The reason I say this again today is that this kind of layering, this kind of combining of different images is something that we find elsewhere in John’s Gospel—including today. This week we have Jesus describing our relationship with him in terms of friendship, and of obedience—and it’s made me wonder what we might discover if we spent some time reflecting this apparent contradiction.

The New Testament most often describes our relationships with God, and Jesus, and one another, as family. Jesus is the Son of the Father, we are brothers and sisters in Christ, we are sons and daughters of God by adoption, Christ is our brother. We are much more used to imagining these sorts of relationships as ones where we might be obedient. We are obedient to parents, and to elder siblings, for a good portion of our lives. We trust them, usually; and do as asked, usually. Because we have learned that they have our best interests in mind. And when we experience the opposite, where our parents don’t have our best interests in mind or are neglectful, and we lose trust, we know this to be deeply dysfunctional and damaging.

But friendship is a bit different. Friendship isn’t so much about obedience, but mutuality, and even freedom. Friendships don’t come with the same sort of obligation we feel to family. Which in many ways makes friendship so enjoyable, because we serve our friends and do as they ask with a sense of freedom, and without the same sense of obedience, as we often do with family.

So how do we make sense out of what Jesus says here? “You are my friends,” says Jesus, “if you do what I command you.”

There’s a hint in what Jesus says a few verses down: “the servant does not know what the master is doing;  but I have called you friends, because I have made known to you everything that I have heard from my Father.” As the medieval theologian Thomas Aquinas grapples with this question, in this same passage—the relationship between friendship and obedience—he points out that we may be obedient to Jesus, but it’s not a blind obedience. Jesus is not a distant master who asks things of his servants that the servants don’t understand.

So our obedience to Jesus is much like the obedience we feel towards a good parent—the parent we trust, the parent we know has our best interests in mind when they ask us to do, or not do something. And even more so than a parent, God has made known his saving purpose for us in Jesus, Jesus expresses his Father’s desire that we have life, and have it abundantly. So we believe in Jesus, we trust in Jesus. And this knowledge leads us, quite naturally, to the desire to do as he commands.

But this relationship also has the character of friendship; that is, we aren’t obligated to do what Jesus asks. We choose to, which means there’s still a kind of freedom in this kind of obedience.
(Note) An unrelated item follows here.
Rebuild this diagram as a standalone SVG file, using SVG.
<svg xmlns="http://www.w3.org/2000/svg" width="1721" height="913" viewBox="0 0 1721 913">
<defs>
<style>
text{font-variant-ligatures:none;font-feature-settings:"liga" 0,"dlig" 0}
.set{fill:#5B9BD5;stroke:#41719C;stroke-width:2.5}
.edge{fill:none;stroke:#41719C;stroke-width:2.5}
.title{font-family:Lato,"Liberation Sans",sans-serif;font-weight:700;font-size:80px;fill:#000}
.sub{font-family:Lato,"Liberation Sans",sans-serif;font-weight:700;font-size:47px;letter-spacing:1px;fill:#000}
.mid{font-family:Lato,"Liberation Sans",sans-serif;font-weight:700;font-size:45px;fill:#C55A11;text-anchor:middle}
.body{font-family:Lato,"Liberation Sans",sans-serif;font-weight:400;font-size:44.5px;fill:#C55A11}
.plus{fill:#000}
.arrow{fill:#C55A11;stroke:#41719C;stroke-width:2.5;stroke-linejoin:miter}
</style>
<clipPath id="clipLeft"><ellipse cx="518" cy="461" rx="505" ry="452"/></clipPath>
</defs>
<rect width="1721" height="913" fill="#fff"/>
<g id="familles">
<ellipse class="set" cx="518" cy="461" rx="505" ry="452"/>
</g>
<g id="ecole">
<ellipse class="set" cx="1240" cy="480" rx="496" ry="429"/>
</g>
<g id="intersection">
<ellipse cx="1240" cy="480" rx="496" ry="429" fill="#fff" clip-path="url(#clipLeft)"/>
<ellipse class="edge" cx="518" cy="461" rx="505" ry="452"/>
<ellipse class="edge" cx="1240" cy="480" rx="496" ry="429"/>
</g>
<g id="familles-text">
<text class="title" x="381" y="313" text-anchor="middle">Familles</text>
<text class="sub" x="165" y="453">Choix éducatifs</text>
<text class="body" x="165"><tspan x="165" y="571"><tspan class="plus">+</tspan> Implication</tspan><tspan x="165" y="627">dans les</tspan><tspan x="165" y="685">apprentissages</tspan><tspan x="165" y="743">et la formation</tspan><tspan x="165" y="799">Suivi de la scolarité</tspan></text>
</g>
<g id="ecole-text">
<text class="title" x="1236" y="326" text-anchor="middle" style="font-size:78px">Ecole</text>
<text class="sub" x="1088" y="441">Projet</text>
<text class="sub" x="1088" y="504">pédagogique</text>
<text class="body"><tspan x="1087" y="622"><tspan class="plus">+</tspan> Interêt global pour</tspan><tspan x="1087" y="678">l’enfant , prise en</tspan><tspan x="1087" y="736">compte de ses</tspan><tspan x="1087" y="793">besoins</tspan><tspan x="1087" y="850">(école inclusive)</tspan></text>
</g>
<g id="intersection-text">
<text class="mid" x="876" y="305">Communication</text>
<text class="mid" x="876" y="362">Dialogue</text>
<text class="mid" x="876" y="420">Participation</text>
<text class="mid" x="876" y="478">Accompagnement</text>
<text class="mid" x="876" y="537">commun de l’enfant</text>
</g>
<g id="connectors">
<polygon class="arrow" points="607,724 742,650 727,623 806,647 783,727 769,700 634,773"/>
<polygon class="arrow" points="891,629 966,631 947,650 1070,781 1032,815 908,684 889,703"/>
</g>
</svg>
And so we can be both a friend of, and obedient to Jesus—because knowing that God’s saving work is in Christ, and that we love and trust Jesus on account of this knowledge, we choose to follow Jesus and do as he asks.
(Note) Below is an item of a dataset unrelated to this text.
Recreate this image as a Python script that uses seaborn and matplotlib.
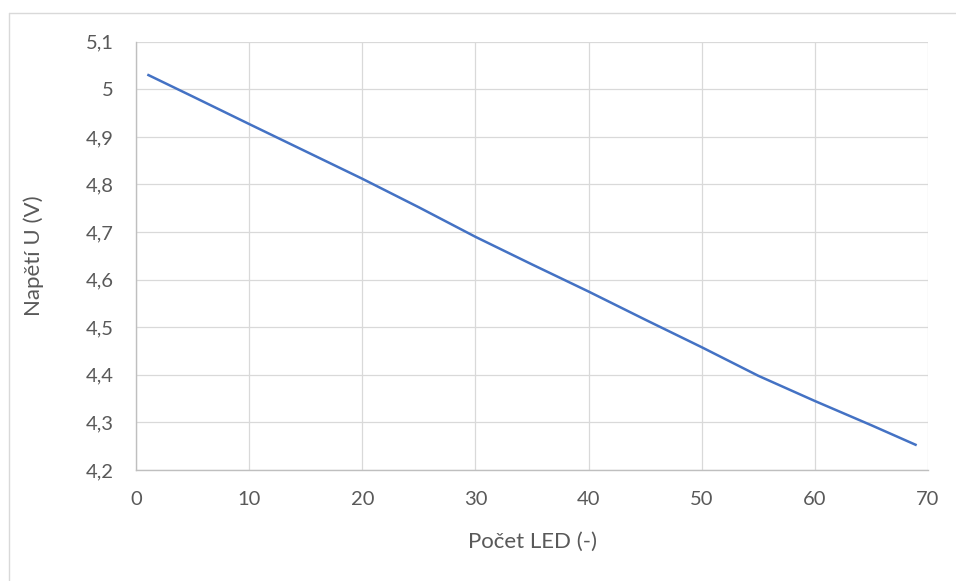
import matplotlib
matplotlib.use("Agg")
import matplotlib.pyplot as plt
from matplotlib.lines import Line2D
import pandas as pd
import seaborn as sns

# Measured supply voltage versus number of connected LEDs
led_count = [1, 5, 10, 14, 20, 25, 30, 35, 40, 45, 50, 55, 60, 65, 69]
voltage = [5.031, 4.985, 4.927, 4.881, 4.812, 4.752, 4.690, 4.632, 4.575,
           4.516, 4.458, 4.398, 4.345, 4.294, 4.252]

x_ticks = [0, 10, 20, 30, 40, 50, 60, 70]
y_ticks = [4.2, 4.3, 4.4, 4.5, 4.6, 4.7, 4.8, 4.9, 5.0, 5.1]
y_tick_labels = ["4,2", "4,3", "4,4", "4,5", "4,6", "4,7", "4,8", "4,9", "5", "5,1"]

x_label = "Počet LED (-)"
y_label = "Napětí U (V)"

df = pd.DataFrame({"n": led_count, "u": voltage})

sns.set_theme(style="white")
plt.rcParams["font.family"] = ["Lato", "DejaVu Sans"]

W, H, DPI = 956, 581, 100
fig = plt.figure(figsize=(W / DPI, H / DPI), dpi=DPI)
ax = fig.add_axes([136 / W, 1 - 470 / H, (928 - 136) / W, (470 - 41.7) / H])

sns.lineplot(data=df, x="n", y="u", ax=ax, color="#4472C4", linewidth=1.8,
             solid_capstyle="butt", zorder=3)

ax.set_xlim(0, 70)
ax.set_ylim(4.2, 5.1)
ax.set_xticks(x_ticks)
ax.set_xticklabels([str(t) for t in x_ticks])
ax.set_yticks(y_ticks)
ax.set_yticklabels(y_tick_labels)

ax.grid(True, color="#D9D9D9", linewidth=0.9, zorder=0)
ax.set_axisbelow(True)
for side in ("top", "right"):
    ax.spines[side].set_visible(False)
for side in ("left", "bottom"):
    ax.spines[side].set_color("#BFBFBF")
    ax.spines[side].set_linewidth(1.0)

ax.tick_params(axis="both", length=0, labelsize=14.5, colors="#595959")
ax.tick_params(axis="y", pad=16)
ax.tick_params(axis="x", pad=15)

ax.set_xlabel(x_label, fontsize=16, color="#595959", labelpad=17)
ax.set_ylabel(y_label, fontsize=16, color="#595959", labelpad=30)

# Chart frame (top and left edges)
fig.add_artist(Line2D([9 / W, 1.0], [1 - 13 / H, 1 - 13 / H],
                      transform=fig.transFigure, color="#D9D9D9", linewidth=1.0))
fig.add_artist(Line2D([9 / W, 9 / W], [0.0, 1 - 13 / H],
                      transform=fig.transFigure, color="#D9D9D9", linewidth=1.0))

fig.savefig("out.png", dpi=DPI, facecolor="white")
There is something else that is distinct about the sort of friendship about which Jesus speaks: “No one has greater love than this,” says Jesus, “to lay down one’s life for one’s friends.” We’ve heard this last week about the Good Shepherd—“The good shepherd,” says Jesus, “lays down his life for the sheep.”
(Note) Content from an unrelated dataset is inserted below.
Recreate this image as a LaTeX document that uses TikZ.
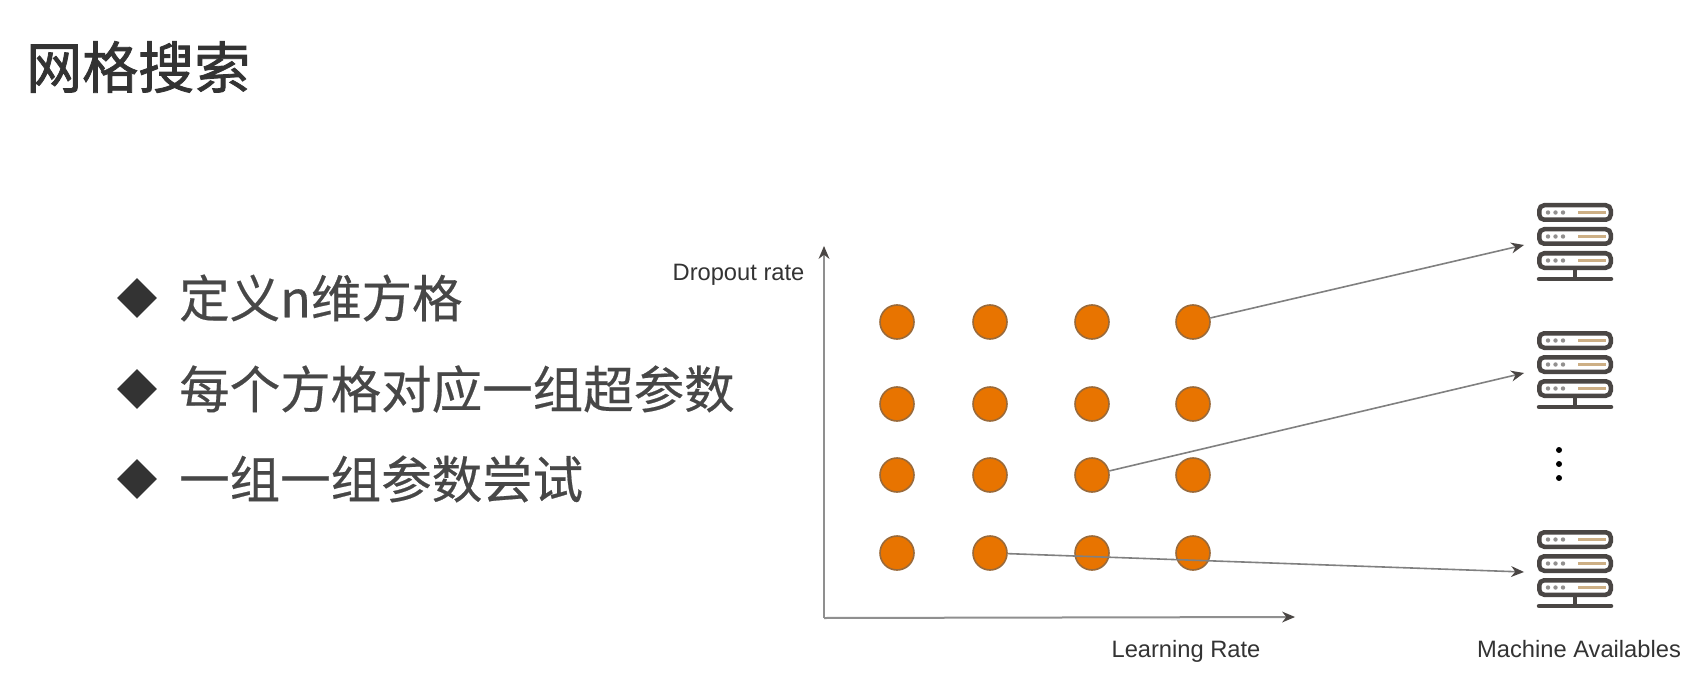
\documentclass[tikz,border=0pt]{standalone}
\usepackage{fontspec}
\setmainfont{Liberation Sans}
\newfontfamily\cjk[FakeBold=0.4]{Noto Sans CJK SC}
\newfontfamily\cjktitle[FakeBold=1.4]{Noto Sans CJK SC}
\usetikzlibrary{arrows.meta,shapes.geometric}
\definecolor{dotfill}{HTML}{E87400}
\definecolor{dotline}{HTML}{9A6A3A}
\definecolor{inkdark}{HTML}{333333}
\definecolor{axisgrey}{HTML}{8F8F8F}
\definecolor{linkgrey}{HTML}{808080}
\definecolor{servdark}{HTML}{4A4644}
\definecolor{servtan}{HTML}{CDAF85}
\tikzset{
  griddot/.style={circle,fill=dotfill,draw=dotline,line width=1.6pt,minimum size=34pt,inner sep=0pt},
  axisline/.style={draw=axisgrey,line width=2pt,-{Stealth[length=13pt,width=11pt,fill=servdark,line width=0pt]}},
  link/.style={draw=linkgrey,line width=1.6pt,-{Stealth[length=13pt,width=11pt,fill=servdark,line width=0pt]}},
  titletext/.style={anchor=west,inner sep=0pt,text=inkdark,font=\fontsize{56}{60}\selectfont\cjktitle},
  bullettext/.style={anchor=west,inner sep=0pt,text=inkdark!90!white,font=\fontsize{50.5}{56}\selectfont\cjk},
  bulletmark/.style={diamond,fill=inkdark,aspect=1,minimum size=40pt,inner sep=0pt},
  smalllabel/.style={inner sep=0pt,text=inkdark,font=\fontsize{23.7}{26}\selectfont},
  dotsmark/.style={circle,fill=black,minimum size=6pt,inner sep=0pt}
}
% server icon: #1 = left x, #2 = top y
\newcommand{\serverrow}[2]{%
  \draw[servdark,line width=4.5pt,fill=white,rounded corners=5pt] (#1+2.25,#2+2.25) rectangle (#1+73.75,#2+16.75);
  \foreach \dx in {11,18.5,26} \fill[servdark!60!white] (#1+\dx,#2+9.5) circle (2.2pt);
  \draw[servtan,line width=3.5pt] (#1+41,#2+9.5) -- (#1+68.5,#2+9.5);
}
\newcommand{\servericon}[2]{%
  \serverrow{#1}{#2}
  \serverrow{#1}{#2+24}
  \serverrow{#1}{#2+48}
  \draw[servdark,line width=4.5pt] (#1+38,#2+66) -- (#1+38,#2+76);
  \draw[servdark,line width=4.5pt,line cap=round] (#1+2,#2+76) -- (#1+74,#2+76);
}
\begin{document}
\begin{tikzpicture}[x=1pt,y=-1pt]
\useasboundingbox (0,0) rectangle (1693,676);
\fill[white] (0,0) rectangle (1693,676);

\node[titletext] (title) at (26,67) {网格搜索};

\node[bulletmark] (b1) at (137,298) {};
\node[bulletmark] (b2) at (137,389) {};
\node[bulletmark] (b3) at (137,479) {};
\node[bullettext] (t1) at (179,298) {定义n维方格};
\node[bullettext] (t2) at (179,389) {每个方格对应一组超参数};
\node[bullettext] (t3) at (179,479) {一组一组参数尝试};

\coordinate (origin) at (824,618);
\coordinate (ytop) at (824,246);
\coordinate (xend) at (1295,617);
\draw[axisline] (origin) -- (ytop);
\draw[axisline] (origin) -- (xend);

\node[smalllabel] (ylab) at (738.5,275) {Dropout rate};
\node[smalllabel] (xlab) at (1186,651) {Learning Rate};
\node[smalllabel] (mlab) at (1579,649) {Machine Availables};

\foreach \r/\y in {1/322,2/404,3/475,4/553}
  \foreach \c/\x in {1/897,2/990,3/1092,4/1193}
    \node[griddot] (d\r\c) at (\x,\y) {};

\servericon{1537}{203}
\servericon{1537}{331}
\servericon{1537}{530}

\coordinate (s1) at (1524,245);
\coordinate (s2) at (1524,373);
\coordinate (s3) at (1524,572);
\draw[link] (d14) -- (s1);
\draw[link] (d33) -- (s2);
\draw[link] (d42) -- (s3);

\node[dotsmark] (v1) at (1559,450) {};
\node[dotsmark] (v2) at (1559,464) {};
\node[dotsmark] (v3) at (1559,478) {};
\end{tikzpicture}
\end{document}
This gives us insight into Christian leadership, where Christian leadership takes on a sacrificial character. (Much more could be said about the pitfalls of imagining Christian leadership this way—perhaps we should say again, at least, that this would not be a sacrifice that leads to death. If it is to be truly sacrificial, it would be costly, yes; but it would also, necessarily, lead to the fulness of life.)

But here, Jesus speaks of the “greatest love” as laying down one’s life for a friend. Making all Christian relationships potentially sacrificial in character. It’s not just leaders who make sacrifices for others. Rather we are all called to make sacrifices for each other, mutually and reciprocally. As friends do so for one another.

Laying down one’s life can be done for a friend, and to do so makes it the greatest kind of love, and a love we see most fully and completely in Jesus, the Good Shepherd that lays down his life for the sheep, and in Jesus, the friend who lays down his life, that we might not die, but have life abundantly.